Many of the facts relating to this war are so wholly without parallel that not a few people, unaware of the true vastness and menace of the military system of modern Germany, find it hard to give them credence. As nearly as possible, however, the figures of the forces sent from Germany into Belgium and France will be found to be these:

Original Expeditionary Force
(25 Active and 3 Reserve Corps)1,680,000
Fresh drafts to supply losses (approximately)450,000
Additional Reserve Corps1,260,000
Total3,390,000

The problem of dealing with such a force, and of dealing with it when the total strength that could on the side of the Allies then be put into the field against it was in round figures a million less, is a problem quite unlike anything in war since in 1814 Napoleon fought the memorable campaign which preceded his abdication and exile to Elba.[1]

Nobody will venture to say that, having such a superiority in numbers at their command, and occupying besides a strongly fortified line of front, enabling them further to economise their strength in one direction while they threw it with greater weight in another, the Germans were not fully warranted in thinking that the success of their scheme was assured, and that if it was assured, the French having shot their bolt in the Battle of the Marne, and shot it in vain, there was an end to all intents of the struggle on the West.

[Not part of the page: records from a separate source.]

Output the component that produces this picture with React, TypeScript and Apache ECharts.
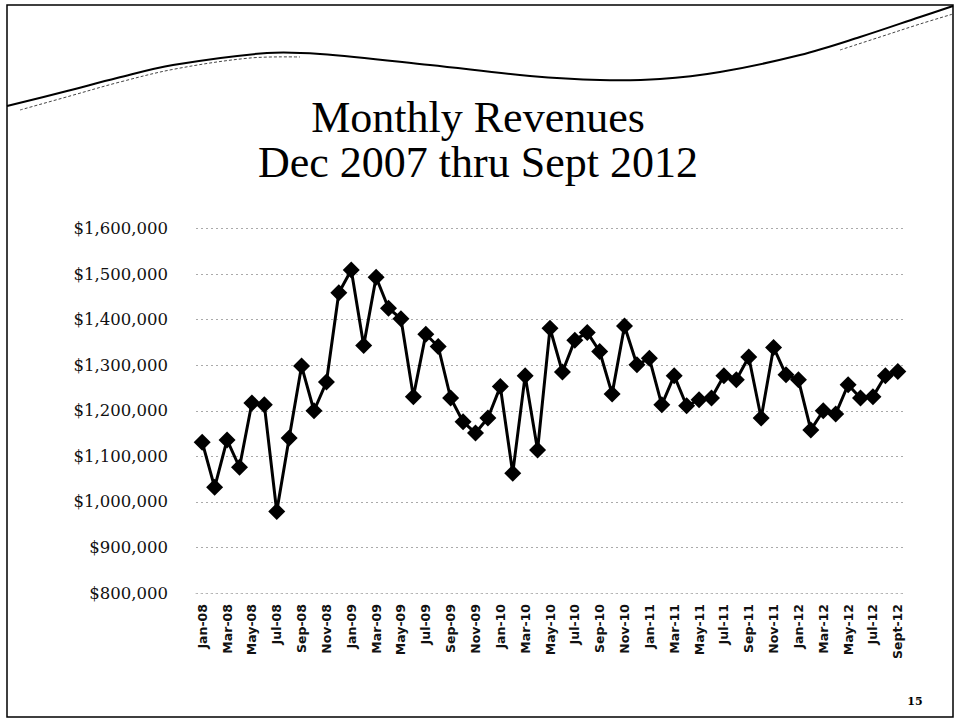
import React, { useEffect, useRef } from "react";
import * as echarts from "echarts";

const titleLines = ["Monthly Revenues", "Dec 2007 thru Sept 2012"];
const pageNumber = "15";

const months: string[] = [
  "Jan-08", "Feb-08", "Mar-08", "Apr-08", "May-08", "Jun-08", "Jul-08", "Aug-08", "Sep-08", "Oct-08", "Nov-08", "Dec-08",
  "Jan-09", "Feb-09", "Mar-09", "Apr-09", "May-09", "Jun-09", "Jul-09", "Aug-09", "Sep-09", "Oct-09", "Nov-09", "Dec-09",
  "Jan-10", "Feb-10", "Mar-10", "Apr-10", "May-10", "Jun-10", "Jul-10", "Aug-10", "Sep-10", "Oct-10", "Nov-10", "Dec-10",
  "Jan-11", "Feb-11", "Mar-11", "Apr-11", "May-11", "Jun-11", "Jul-11", "Aug-11", "Sep-11", "Oct-11", "Nov-11", "Dec-11",
  "Jan-12", "Feb-12", "Mar-12", "Apr-12", "May-12", "Jun-12", "Jul-12", "Aug-12", "Sept-12",
];

const revenues: number[] = [
  1131000, 1032000, 1136000, 1076000, 1217000, 1213000, 979000, 1140000, 1298000, 1200000, 1263000, 1459000,
  1509000, 1343000, 1493000, 1425000, 1402000, 1231000, 1368000, 1341000, 1228000, 1176000, 1151000, 1184000,
  1253000, 1063000, 1277000, 1114000, 1381000, 1285000, 1355000, 1372000, 1330000, 1237000, 1386000, 1301000,
  1315000, 1213000, 1277000, 1211000, 1224000, 1228000, 1277000, 1268000, 1318000, 1184000, 1339000, 1279000,
  1268000, 1158000, 1200000, 1193000, 1257000, 1228000, 1231000, 1277000, 1286000,
];

const yMin = 800000;
const yMax = 1600000;
const yStep = 100000;

export default function App() {
  const ref = useRef<HTMLDivElement>(null);
  useEffect(() => {
    if (!ref.current) return;
    const chart = echarts.init(ref.current, undefined, { renderer: "svg" });
    chart.setOption({
      animation: false,
      backgroundColor: "#ffffff",
      grid: { left: 196, right: 52, top: 228.5, bottom: 126, containLabel: false },
      xAxis: {
        type: "category",
        data: months,
        boundaryGap: true,
        axisLine: { show: true, lineStyle: { color: "#bbb", type: [1, 4] } },
        axisTick: { show: false },
        axisLabel: {
          interval: 1,
          rotate: 90,
          margin: 11,
          fontFamily: "DejaVu Sans",
          fontSize: 12.5,
          fontWeight: "bold",
          color: "#111",
        },
        splitLine: { show: false },
      },
      yAxis: {
        type: "value",
        min: yMin,
        max: yMax,
        interval: yStep,
        axisLine: { show: false },
        axisTick: { show: false },
        axisLabel: {
          margin: 28,
          fontFamily: "DejaVu Serif",
          fontSize: 16.5,
          color: "#111",
          formatter: (v: number) => "$" + v.toLocaleString("en-US"),
        },
        splitLine: { show: true, lineStyle: { color: "#aaa", width: 1, type: [2, 3] } },
      },
      series: [
        {
          type: "line",
          data: revenues,
          symbol: "diamond",
          symbolSize: 17,
          showAllSymbol: true,
          lineStyle: { color: "#000", width: 3 },
          itemStyle: { color: "#000" },
        },
      ],
      graphic: [
        {
          type: "rect",
          shape: { x: 7, y: 5, width: 946, height: 712 },
          style: { fill: "none", stroke: "#000", lineWidth: 1.5 },
          silent: true,
        },
        {
          type: "polyline",
          shape: {
            points: [
              [7, 106], [67, 91], [117, 78], [173, 65], [267, 53], [320, 54], [430, 65], [530, 76],
              [600, 80], [660, 79], [720, 72], [800, 55], [860, 37], [920, 17], [953, 6],
            ],
            smooth: 0.35,
          },
          style: { fill: "none", stroke: "#000", lineWidth: 2 },
          silent: true,
        },
        {
          type: "polyline",
          shape: {
            points: [
              [20, 110], [70, 96], [120, 82], [175, 69], [250, 58], [300, 57],
            ],
            smooth: 0.35,
          },
          style: { fill: "none", stroke: "#444", lineWidth: 1, lineDash: [3, 2] },
          silent: true,
        },
        {
          type: "polyline",
          shape: {
            points: [
              [840, 50], [880, 37], [920, 24], [953, 14],
            ],
            smooth: 0.35,
          },
          style: { fill: "none", stroke: "#444", lineWidth: 1, lineDash: [3, 2] },
          silent: true,
        },
        {
          type: "text",
          x: 478,
          y: 117,
          style: {
            text: titleLines[0],
            fontFamily: "Liberation Serif",
            fontSize: 44,
            lineHeight: 44,
            fill: "#000",
            align: "center",
            verticalAlign: "middle",
          },
        },
        {
          type: "text",
          x: 478,
          y: 162,
          style: {
            text: titleLines[1],
            fontFamily: "Liberation Serif",
            fontSize: 44,
            lineHeight: 44,
            fill: "#000",
            align: "center",
            verticalAlign: "middle",
          },
        },
        {
          type: "text",
          x: 915,
          y: 701,
          style: {
            text: pageNumber,
            fontFamily: "DejaVu Serif",
            fontSize: 11,
            fontWeight: "bold",
            fill: "#000",
            align: "center",
            verticalAlign: "middle",
          },
        },
      ],
    });
    return () => chart.dispose();
  }, []);
  return (
    <div
      ref={ref}
      style={{ position: "fixed", left: 0, top: 0, width: 956, height: 719 }}
    />
  );
}
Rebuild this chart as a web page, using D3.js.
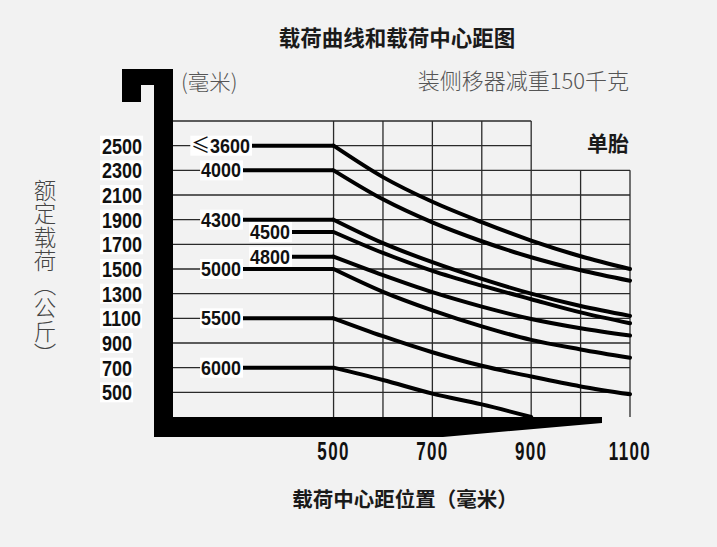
<!DOCTYPE html>
<html>
<head>
<meta charset="utf-8">
<script src="https://cdn.jsdelivr.net/npm/d3@7"></script>
<style>
  html, body { margin: 0; padding: 0; background: #f2f2f2; }
  svg { display: block; }
  .num { font-family: "Liberation Sans", Arial, sans-serif; font-weight: bold; fill: #111; }
  .cjk { font-family: "Noto Sans CJK SC", "Noto Sans", sans-serif; }
</style>
</head>
<body>
<svg id="chart" width="717" height="547"></svg>
<script>
// Load-centre distances (mm) at which each capacity curve is given
const loadCenters = [500, 600, 700, 800, 900, 1000, 1100];

// Lift-height labels for each curve (mm)
const liftHeights = ["≤3600", "4000", "4300", "4500", "4800", "5000", "5500", "6000"];

// Rated capacity (kg) per lift height, one value per load centre
const cap3600 = [2500, 2245, 2045, 1880, 1730, 1603, 1500];
const cap4000 = [2300, 2065, 1878, 1725, 1595, 1490, 1405];
const cap4300 = [1900, 1710, 1555, 1420, 1300, 1200, 1120];
const cap4500 = [1800, 1630, 1485, 1365, 1255, 1148, 1060];
const cap4800 = [1600, 1450, 1312, 1195, 1095, 1020, 960];
const cap5000 = [1500, 1315, 1165, 1035, 925, 848, 780];
const cap5500 = [1100, 955, 825, 715, 628, 548, 484];
const cap6000 = [700, 600, 490, 402, 300];

const capacities = [cap3600, cap4000, cap4300, cap4500, cap4800, cap5000, cap5500, cap6000];

// Axis ticks
const yTicks = [2500, 2300, 2100, 1900, 1700, 1500, 1300, 1100, 900, 700, 500];
const xTicks = [500, 700, 900, 1100];
const yGridValues = [2700, 2500, 2300, 2100, 1900, 1700, 1500, 1300, 1100, 900, 700, 500];
const xGridValues = [500, 600, 700, 800, 900, 1000, 1100];

const svg = d3.select("#chart");

const x = d3.scaleLinear().domain([175, 1100]).range([173, 630]);
const y = d3.scaleLinear().domain([300, 2700]).range([417, 121]);

// condensed bold numerals: draw at the origin, then squeeze horizontally
function numText(parent, px, py, str, size, sx, sy, anchor) {
  const t = parent.append("text").attr("class", "num")
    .attr("transform", `translate(${px},${py}) scale(${sx},${sy})`)
    .attr("text-anchor", anchor)
    .attr("dy", "0.36em")
    .attr("font-size", size);
  const s = String(str);
  if (s.startsWith("≤")) {
    t.append("tspan").attr("class", "cjk").attr("font-size", size * 1.05)
      .attr("font-weight", "normal").text("≤");
    t.append("tspan").text(s.slice(1));
  } else {
    t.text(s);
  }
  return t;
}

// ---- titles ----
svg.append("text").attr("class", "cjk")
  .attr("x", 397).attr("y", 38).attr("dy", "0.35em")
  .attr("text-anchor", "middle")
  .attr("font-size", 21.5).attr("font-weight", "bold").attr("fill", "#1a1a1a")
  .text("载荷曲线和载荷中心距图");

svg.append("text").attr("class", "cjk")
  .attr("x", 181).attr("y", 82).attr("dy", "0.35em")
  .attr("font-size", 21.5).attr("font-weight", 300).attr("fill", "#555")
  .text("(毫米)");

svg.append("text").attr("class", "cjk")
  .attr("x", 629).attr("y", 81).attr("dy", "0.35em")
  .attr("text-anchor", "end")
  .attr("font-size", 22).attr("font-weight", 300).attr("fill", "#555")
  .text("装侧移器减重150千克");

svg.append("text").attr("class", "cjk")
  .attr("x", 629).attr("y", 144).attr("dy", "0.35em")
  .attr("text-anchor", "end")
  .attr("font-size", 21).attr("font-weight", "bold").attr("fill", "#1a1a1a")
  .text("单胎");

// vertical y-axis title set top-to-bottom
svg.append("text").attr("class", "cjk")
  .attr("x", 45).attr("y", 179)
  .attr("font-size", 22.5).attr("font-weight", 300).attr("fill", "#444")
  .style("writing-mode", "vertical-rl")
  .style("letter-spacing", "1px")
  .text("额定载荷（公斤）");

svg.append("text").attr("class", "cjk")
  .attr("x", 405).attr("y", 500).attr("dy", "0.35em")
  .attr("text-anchor", "middle")
  .attr("font-size", 20.5).attr("font-weight", "bold").attr("fill", "#1a1a1a")
  .text("载荷中心距位置（毫米）");

// ---- grid ----
const grid = svg.append("g").attr("stroke", "#2a2a2a").attr("stroke-width", 1.3);
const xRightStart = 900; // the two top rows stop at this load centre
yGridValues.forEach(v => {
  const xEnd = v > 2300 ? x(xRightStart) : x(1100);
  grid.append("line")
    .attr("x1", x(175)).attr("x2", xEnd)
    .attr("y1", y(v)).attr("y2", y(v));
});
xGridValues.forEach(v => {
  const yTop = v > xRightStart ? y(2300) : y(2700);
  grid.append("line")
    .attr("x1", x(v)).attr("x2", x(v))
    .attr("y1", yTop).attr("y2", y(300));
});

// ---- mast and fork silhouette ----
const gx = x(175), gy = y(300);
const fork = [
  [gx - 51, 69], [gx, 69], [gx, gy], [602, gy], [602, gy + 6],
  [443, gy + 20], [gx - 19, gy + 20], [gx - 19, 85], [gx - 32, 85],
  [gx - 32, 102], [gx - 51, 102]
];
svg.append("path")
  .attr("d", d3.line()(fork) + "Z")
  .attr("fill", "#000");

// ---- y tick labels with white plates ----
const yLab = svg.append("g");
yTicks.forEach(v => {
  const g = yLab.append("g");
  const t = numText(g, 102, y(v), v, 22, 0.82, 1, "start");
  const w = t.node().getBBox().width * 0.82;
  g.insert("rect", "text")
    .attr("x", 100).attr("y", y(v) - 10)
    .attr("width", w + 3).attr("height", 20)
    .attr("fill", "#fff");
});

// ---- x tick labels ----
xTicks.forEach(v => {
  numText(svg, x(v), 451, v, 25, 0.68, 1, "middle")
    .style("letter-spacing", "2px");
});

// ---- capacity curves ----
// flat part starts where its label ends
const labelEnd = { "≤3600": 252, "4500": 292, "4800": 292 };
const curveLine = d3.line()
  .x(d => x(d[0])).y(d => y(d[1]))
  .curve(d3.curveMonotoneX);

liftHeights.forEach((lab, i) => {
  const vals = capacities[i];
  const pts = vals.map((v, j) => [loadCenters[j], v]);
  const startX = labelEnd[lab] !== undefined ? labelEnd[lab] : 243;
  const g = svg.append("g");

  g.append("line")
    .attr("x1", startX).attr("x2", x(loadCenters[0]))
    .attr("y1", y(vals[0])).attr("y2", y(vals[0]))
    .attr("stroke", "#000").attr("stroke-width", 4);

  g.append("path")
    .attr("d", curveLine(pts))
    .attr("fill", "none")
    .attr("stroke", "#000").attr("stroke-width", 4)
    .attr("stroke-linecap", "round");

  const sx = 0.92;
  const t = numText(g, startX - 2, y(vals[0]), lab, 19.5, sx, 1, "end");
  const w = t.node().getBBox().width * sx;
  g.insert("rect", "text")
    .attr("x", startX - 3 - w).attr("y", y(vals[0]) - 10)
    .attr("width", w + 3).attr("height", 20)
    .attr("fill", "#fff");
});
</script>
</body>
</html>
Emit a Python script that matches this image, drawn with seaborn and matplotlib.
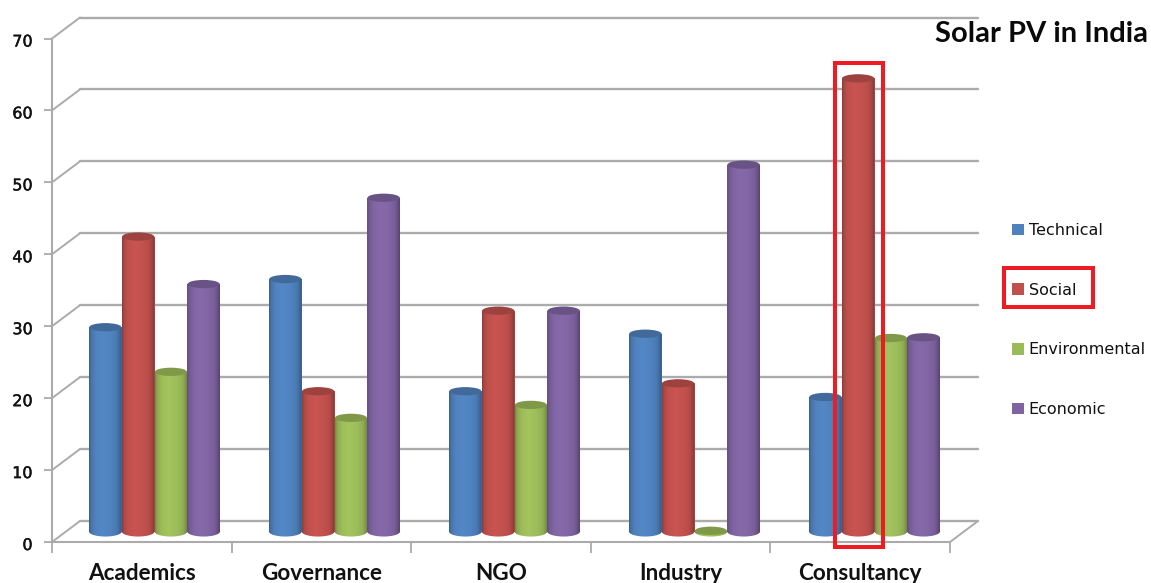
import numpy as np
import pandas as pd
import matplotlib
matplotlib.use("Agg")
import matplotlib.pyplot as plt
import matplotlib.patheffects as pe
from matplotlib.colors import to_rgb
from matplotlib.patches import Ellipse, Polygon, Rectangle
from matplotlib.transforms import Affine2D
import seaborn as sns

# Survey scores per stakeholder group and sustainability dimension
categories = ["Academics", "Governance", "NGO", "Industry", "Consultancy"]
technical = [28.4, 35.1, 19.5, 27.5, 18.7]
social = [41.0, 19.5, 30.7, 20.6, 63.0]
environmental = [22.2, 15.8, 17.6, 0.1, 26.9]
economic = [34.4, 46.4, 30.7, 51.0, 27.0]
dimensions = ["Technical", "Social", "Environmental", "Economic"]
colors = ["#4f81bd", "#c0504d", "#9bbb59", "#8064a2"]
y_ticks = [0, 10, 20, 30, 40, 50, 60, 70]

W, H = 1151, 583
GRID = "#ababab"
TEXT = "#111111"

sns.set_theme(style="white")
plt.rcParams["font.family"] = ["DejaVu Sans"]

fig = plt.figure(figsize=(W / 100, H / 100), dpi=100, facecolor="white")


def axes_px(left, right, top, bottom):
    """Axes placed by pixel edges, measured from the top-left corner."""
    return fig.add_axes([left / W, 1 - bottom / H, (right - left) / W, (bottom - top) / H])


# Front plane of the pseudo-3D box: carries the axes, ticks and labels
ax = axes_px(52, 950, 38.5, 542)
ax.set_xlim(-0.5, 4.5)
ax.set_ylim(0, 70)
ax.patch.set_alpha(0)
for side in ("top", "right"):
    ax.spines[side].set_visible(False)
for side in ("left", "bottom"):
    ax.spines[side].set_color(GRID)
    ax.spines[side].set_linewidth(1.5)
ax.set_yticks(y_ticks)
ax.set_yticklabels([str(v) for v in y_ticks], fontsize=11.5, color=TEXT)
ax.tick_params(axis="y", left=True, length=6, width=1.3, color=GRID, pad=8)
for label in ax.get_yticklabels():
    label.set_transform(label.get_transform() + Affine2D().translate(0, -2))
    label.set_path_effects([pe.withStroke(linewidth=0.3, foreground=TEXT)])
ax.set_xticks(range(len(categories)))
ax.set_xticklabels(categories, fontsize=16.2, fontweight="bold", family="Lato", color=TEXT)
ax.tick_params(axis="x", bottom=False, pad=9)
ax.set_xticks(np.arange(-0.5, 5), minor=True)
ax.tick_params(axis="x", which="minor", bottom=True, length=8, width=1.3, color=GRID)

# Back wall and floor: the same value scale pushed back by a fixed pixel offset
depth = Affine2D().translate(28, 21)
back = ax.transData + depth
for v in y_ticks:
    ax.plot([-0.5, 4.5], [v, v], transform=back, color=GRID, lw=1.7, clip_on=False, zorder=1)
    p0 = ax.transData.transform((-0.5, v))
    p1 = back.transform((-0.5, v))
    ax.plot([p0[0], p1[0]], [p0[1], p1[1]], transform=None, color=GRID, lw=1.4, clip_on=False, zorder=1)
p0 = ax.transData.transform((4.5, 0))
p1 = back.transform((4.5, 0))
ax.plot([p0[0], p1[0]], [p0[1], p1[1]], transform=None, color=GRID, lw=1.4, clip_on=False, zorder=1)

# Columns stand half way into the box
ax_bars = axes_px(64.5, 964.5, 28, 531.5)
ax_bars.patch.set_alpha(0)
table = pd.DataFrame({
    "Group": categories * 4,
    "Dimension": np.repeat(dimensions, len(categories)),
    "Score": technical + social + environmental + economic,
})
sns.barplot(data=table, x="Group", y="Score", hue="Dimension", order=categories,
            hue_order=dimensions, palette=colors, width=0.728, gap=0, saturation=1,
            errorbar=None, linewidth=0, ax=ax_bars)
ax_bars.set_xlim(-0.5, 4.5)
ax_bars.set_ylim(0, 70)
ax_bars.set_axis_off()

# Cylinder look: a horizontal shading ramp clipped to each column, plus elliptical caps
stops = [0.0, 0.06, 0.2, 0.42, 0.68, 0.85, 0.94, 1.0]
shade = [0.74, 0.9, 1.01, 1.05, 1.01, 0.94, 0.8, 0.68]
ramp = np.interp(np.linspace(0, 1, 64), stops, shade)
cap_h = 1.15
arc = np.linspace(np.pi, 2 * np.pi, 40)

for color, container in zip(colors, ax_bars.containers):
    base = np.array(to_rgb(color))
    pixels = np.clip(ramp[:, None] * base, 0, 1)[None, :, :]
    for bar in container:
        x0, w, h = bar.get_x(), bar.get_width(), bar.get_height()
        cx = x0 + w / 2
        z = 3 + cx
        img = ax_bars.imshow(pixels, extent=(x0, x0 + w, -cap_h, h), aspect="auto",
                             interpolation="bilinear", zorder=z)
        outline = np.column_stack([cx + w / 2 * np.cos(arc), 0.7 * np.sin(arc)])
        outline = np.vstack([outline, [x0 + w, h], [x0, h]])
        img.set_clip_box(fig.bbox)
        img.set_clip_path(Polygon(outline, closed=True, transform=ax_bars.transData))
        ax_bars.add_patch(Ellipse((cx, h), w * 0.98, cap_h, facecolor=base * 0.82,
                                  edgecolor="none", zorder=z + 0.01, clip_on=False))
ax_bars.set_xlim(-0.5, 4.5)
ax_bars.set_ylim(0, 70)

sns.move_legend(ax_bars, loc="upper left", bbox_to_anchor=(1012 / W, 1 - 223 / H),
                bbox_transform=fig.transFigure, frameon=False, title=None, fontsize=11.5,
                labelspacing=2.8, handlelength=0.75, handleheight=0.75,
                handletextpad=0.3, borderpad=0, borderaxespad=0)
for label in ax_bars.get_legend().get_texts():
    label.set_color(TEXT)

# Highlight frames around the Consultancy/Social column and its legend entry
for left, right, top, bottom in [(835, 883, 63, 547), (1004, 1093, 268, 307)]:
    fig.add_artist(Rectangle((left / W, 1 - bottom / H), (right - left) / W, (bottom - top) / H,
                             transform=fig.transFigure, fill=False, edgecolor="#ed1c24",
                             linewidth=2.9, zorder=10))

fig.text(1148 / W, 1 - 41.5 / H, "Solar PV in India", ha="right", va="baseline",
         fontsize=21, fontweight="bold", family="Lato", color="#0a0a0a", zorder=11)

fig.savefig("out.png", dpi=100, facecolor="white")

How was General Joffre to grapple with this vast enigma? By meeting the Germans on traditional lines of tactics? It was impossible. Besides, in the face of modern arms traditional tactics are out of date. They survive only in popular tradition, and in the criticism based upon it.

The only way on the Allied side at once to secure and eventually and fully to reap the advantages won at the Battle of the Marne was to complete and to solidify the military envelopment which would render the whole of this gigantic force of invaders for all the purposes of the invasion impotent. It was plain, too, that the immediate purpose of the Germans was now to straighten out their front across France. If the reader looks at a map he will see that the fortified line held by the enemy from the Argonne to the Aisne, would, if continued to the north-west, touch the French coast near to Havre. With such a straightened front not only would the Germans have the Channel ports in their possession, but they would be free either to advance, if they had the power, or to retreat if they chose. What is more, they would then be able to advance or to retreat as a whole. In such a position it is clear their advance would have enormously greater momentum, and their retreat be an operation of far greater safety. Moreover, their front would be shorter, and in consequence stronger.

When, therefore, I speak of General Joffre's scheme of military envelopment, I mean by it the difference, and it is a vast difference, between the position of the Germans were their front straightened out and their position in an angle. Placed in an angle their armies were for all the purposes of their campaign paralysed, and except to counter-attack, which after all is no more than a defensive tactic, they could do nothing. Besides, in such a situation counter-attack is a necessity. It is an axiom confirmed by all experience that troops in such a situation cannot maintain their position merely by a passive defence.

If from this situation there was for the Germans but one outlet, that of wheeling round their flank until it came into line with the rest of their front, it followed that their pressure would inevitably be greatest on the extremity of the radius, that is on the part of it nearest the coast, and it was manifest that no effort possible would be spared by them to apply that pressure before the line of the Allies here could be formed, or at all events before it could be made firm.

To the British army therefore in this scheme was assigned a post which was at once a post of honour and of danger. Strangely enough some of the greatest and most striking facts in this war appear to have been overlooked. Among them is the fact that this military envelopment, or outflankment, meant to the Germans, if they could not prevent it, both the ruin of their hopes of victory in France, and the certain loss of the war. Clearly then it was to be expected that every ounce of strength and of energy they could command would be put into the struggle.

We can well understand, though the public, perhaps happily, remained in ignorance for the time, the anxiety that prevailed, except it would seem at the head-quarters of the French Staff. There the characteristic calm does not appear to have been disturbed. Following his custom, the French commander-in-chief went usually to bed at nine o'clock, and rose at 5.30, save when duty took him, as it did take him at times, to places in the fighting line. He gave his instructions, knowing that if carried out, as they would be if possible, the result would be right. A mighty worker and the very personification of the commanding quality of decision, he never swerved by a hair's breath from his plan, foreseeing all its consequences and judging justly of its effects.